Always major in engineering for undergrad because you'll legally be allowed to take the license exams to become an engineer. Plus you can always go to grad school for physics and math. You can't do this if you were in pure science going to engineering.
At the bachelor's level, the advantage of engineering physics is breadth; you can apply to more internship opportunities for both physics and engineering, and have an easier time getting into both physics and engineering graduate fields if you're interested in that. Remember that specialization, even at your bachelor's stage, will really come from the nature of the work you do at internships rather than what it says on your degree. I know this from experience.
For graduate school, it's useful since it opens up the amount of faculty positions you can apply to and the nature of the research you can perform. Businesses will again really only focus on the nature of your research, and you can work on problems that most engineers can't do alone (i've had this happen very often at jobs, they'll need a mech.e who knows about electromagnetic fields or interaction cross-sections).
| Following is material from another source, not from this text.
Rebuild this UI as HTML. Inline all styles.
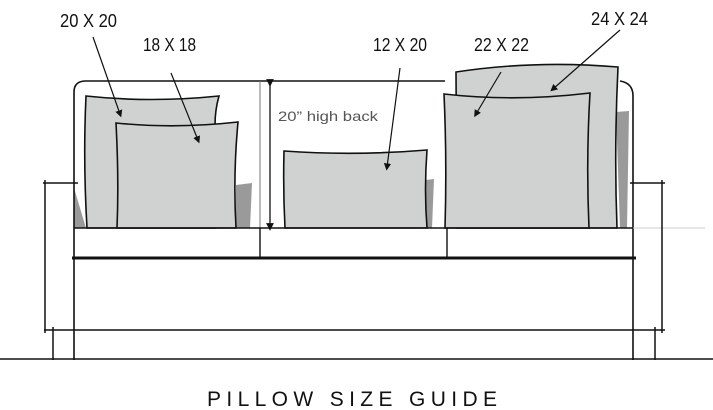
<!DOCTYPE html>
<html><head><meta charset="utf-8"><style>
html,body{margin:0;padding:0;background:#fff;}
svg{display:block;}
text{font-family:"Liberation Sans",sans-serif;}
</style></head><body>
<svg width="713" height="410" viewBox="0 0 713 410" xmlns="http://www.w3.org/2000/svg">
<defs><marker id="a" markerWidth="6" markerHeight="6" refX="3" refY="3" orient="auto"><path d="M0,0 L6,3 L0,6 z" fill="#111"/></marker></defs>
<g fill="#9a9a9a">
<polygon points="74,188 86,228 74,228"/>
<polygon points="236,185 252,183 250,228 236,228"/>
<polygon points="426,180 434,179 432,228 426,228"/>
<polygon points="588,110 594,110 592,228 586,228"/>
<polygon points="616,112 629,111 627,228 620,228"/>
</g>
<g fill="none" stroke="#111" stroke-width="1.6">
<path d="M74,228 L74,92 Q74,81 86,81 L445,81"/>
<path d="M620,81 Q633,83 633,96 L633,360"/>
<line x1="74" y1="228" x2="74" y2="360"/>
</g>
<line x1="260" y1="81" x2="260" y2="228" stroke="#777" stroke-width="1"/>
<line x1="270" y1="83" x2="270" y2="227" stroke="#111" stroke-width="1.3" marker-start="url(#a)" marker-end="url(#a)"/>
<g fill="#d0d1d1" stroke="#111" stroke-width="1.6">
<path d="M457,228 L456,72 Q535,60 618,67 Q614,150 617,228 Z"/>
<path d="M87,228 Q83,160 86,96 Q150,103 219,96 Q215,110 215,125 L215,228 Z"/>
<path d="M117,228 Q119,180 116,123 Q175,129 238,122 Q233,175 236,228 Z"/>
<path d="M285,228 Q283,190 284,151 Q355,156 427,150 Q424,190 427,228 Z"/>
<path d="M445,228 Q447,160 444,94 Q515,102 590,93 Q586,160 589,228 Z"/>
</g>
<g stroke="#111" fill="none">
<line x1="74" y1="228" x2="633" y2="228" stroke-width="1.6"/>
<line x1="260" y1="228" x2="260" y2="258" stroke-width="1.4"/>
<line x1="447" y1="228" x2="447" y2="258" stroke-width="1.4"/>
<line x1="72" y1="258" x2="636" y2="258" stroke-width="3"/>
<line x1="44" y1="330" x2="665" y2="330" stroke-width="1.4"/>
<line x1="0" y1="359" x2="713" y2="359" stroke-width="1.6"/>
<line x1="633" y1="228" x2="705" y2="228" stroke="#ccc" stroke-width="1"/>
<line x1="43" y1="183" x2="78" y2="183" stroke-width="1.5"/>
<line x1="45" y1="180" x2="45" y2="333" stroke-width="1.5"/>
<line x1="53" y1="327" x2="53" y2="360" stroke-width="1.5"/>
<line x1="630" y1="183" x2="665" y2="183" stroke-width="1.5"/>
<line x1="662" y1="180" x2="662" y2="333" stroke-width="1.5"/>
<line x1="655" y1="327" x2="655" y2="360" stroke-width="1.5"/>
</g>
<g stroke="#111" stroke-width="1.2" marker-end="url(#a)">
<line x1="93" y1="37" x2="120" y2="114"/>
<line x1="171" y1="73" x2="198" y2="140"/>
<line x1="400" y1="68" x2="387" y2="167"/>
<line x1="501" y1="72" x2="476" y2="114"/>
<line x1="620" y1="30" x2="553" y2="89"/>
</g>
<g font-size="18" fill="#111">
<text x="60" y="27" textLength="57" lengthAdjust="spacingAndGlyphs">20 X 20</text>
<text x="143" y="51" textLength="53" lengthAdjust="spacingAndGlyphs">18 X 18</text>
<text x="373" y="51" textLength="54" lengthAdjust="spacingAndGlyphs">12 X 20</text>
<text x="474" y="51" textLength="55" lengthAdjust="spacingAndGlyphs">22 X 22</text>
<text x="591" y="25" textLength="57" lengthAdjust="spacingAndGlyphs">24 X 24</text>
</g>
<text x="278" y="121" font-size="14" fill="#555" textLength="100" lengthAdjust="spacingAndGlyphs">20” high back</text>
<text x="207" y="406" font-size="21" fill="#111" textLength="290" lengthAdjust="spacing">PILLOW SIZE GUIDE</text>
</svg>
</body></html>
It's more efficient for them to hire one person that can do both things instead of two to do it in a team.
look nigga, engineering isn't about your degree, its about what you can do.
do you belong to a professional organization? (if you like mechanical stuff join ASME, etc)
did you get some internships?
MOTHERFUCKING SOFTWARE SKILLS
Solidworks/CATIA/NX for CAD
Abaqus, ANSYS for CFD and FEA.
just knowing how to do some CFD and FEA will land you a job ffs.
the title of your degree is irrelevant as long as its ABET accredited and you can get your stamp sometime down the line.